Moving from Exploration to Deployment


Michigan’s shift from AAM exploration to AAM deployment came with the launch of the AAM Activation Fund. This was a turning point: real dollars, real infrastructure, real airports.

 

Through this initiative, companies like BETA Technologies, Blueflite, DroneUp, and others advanced their work in Michigan. BETA played a particularly visible role through its charging infrastructure corridor—installing Charge Cubes in Lansing, Traverse City, Benton Harbor, and other strategic airports. While BETA wasn’t the first AAM partner, it was a catalyst for statewide infrastructure planning.

 

This fund quietly set Michigan apart.
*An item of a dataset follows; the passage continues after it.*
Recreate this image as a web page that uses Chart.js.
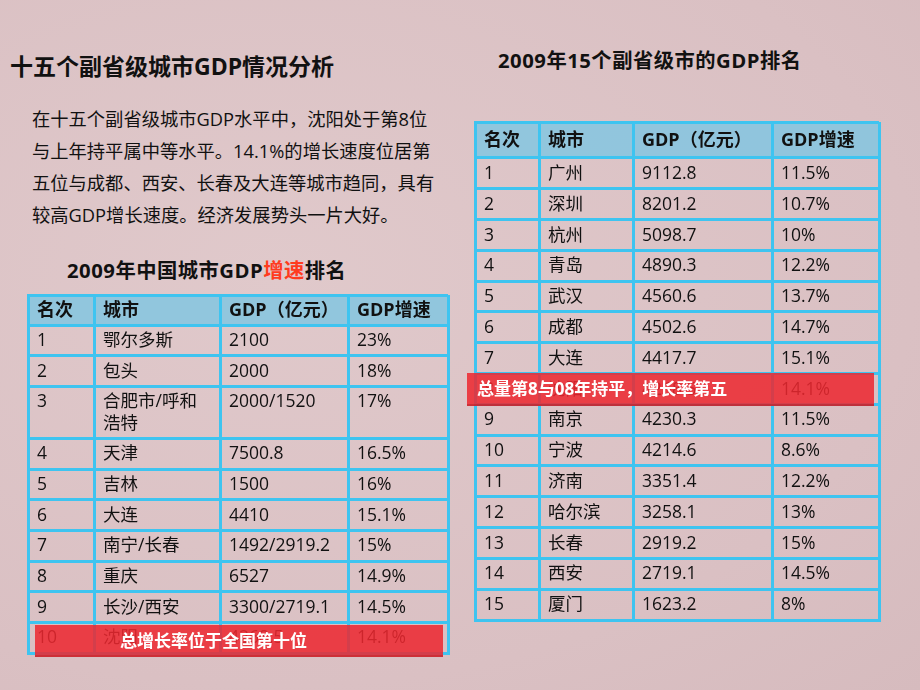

Few states had invested in multi‑airport electric aviation infrastructure at this scale.


The “Triple Challenge” Framing


As Michigan broadened its mobility narrative, the Whitmer Administration began using a consistent framing for future transportation strategies: the “Triple Challenge” of electrification, automation, and decarbonization.

 

AAM fits naturally into all three pillars: • Electrification: grid capacity, charging nodes, distributed aviation power.
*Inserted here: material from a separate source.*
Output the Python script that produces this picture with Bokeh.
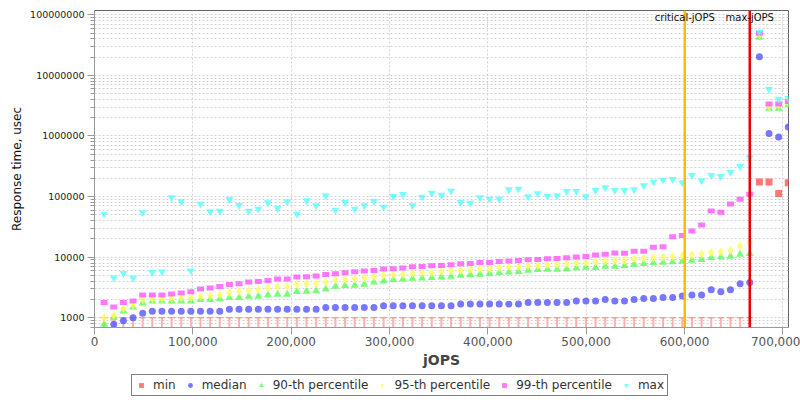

  • Automation: UTM systems, autonomy stacks, BVLOS operations.

  • Decarbonization: improved logistics efficiency, reduced emissions, sustainable transport.

 

By positioning AAM alongside the automotive and electrification ecosystem, Michigan framed the industry not as an outsider—but as a natural evolution of the state’s core strengths.


The Uncrewed Triple Challenge: Michigan’s Multi-Domain Test of Autonomy


Earlier this year, Michigan held its first-ever Uncrewed Triple Challenge (UTC) — a three-stage, fully autonomous mobility competition that pushed teams to move a package across water, air, and land without a single moment of human intervention. Conceived under the Whitmer Administration and delivered through a partnership between MEDC, MDOT, the Michigan National Guard, and the Department of Military and Veterans Affairs, UTC was designed not as a demonstration, but as a stress test for the future of autonomous systems.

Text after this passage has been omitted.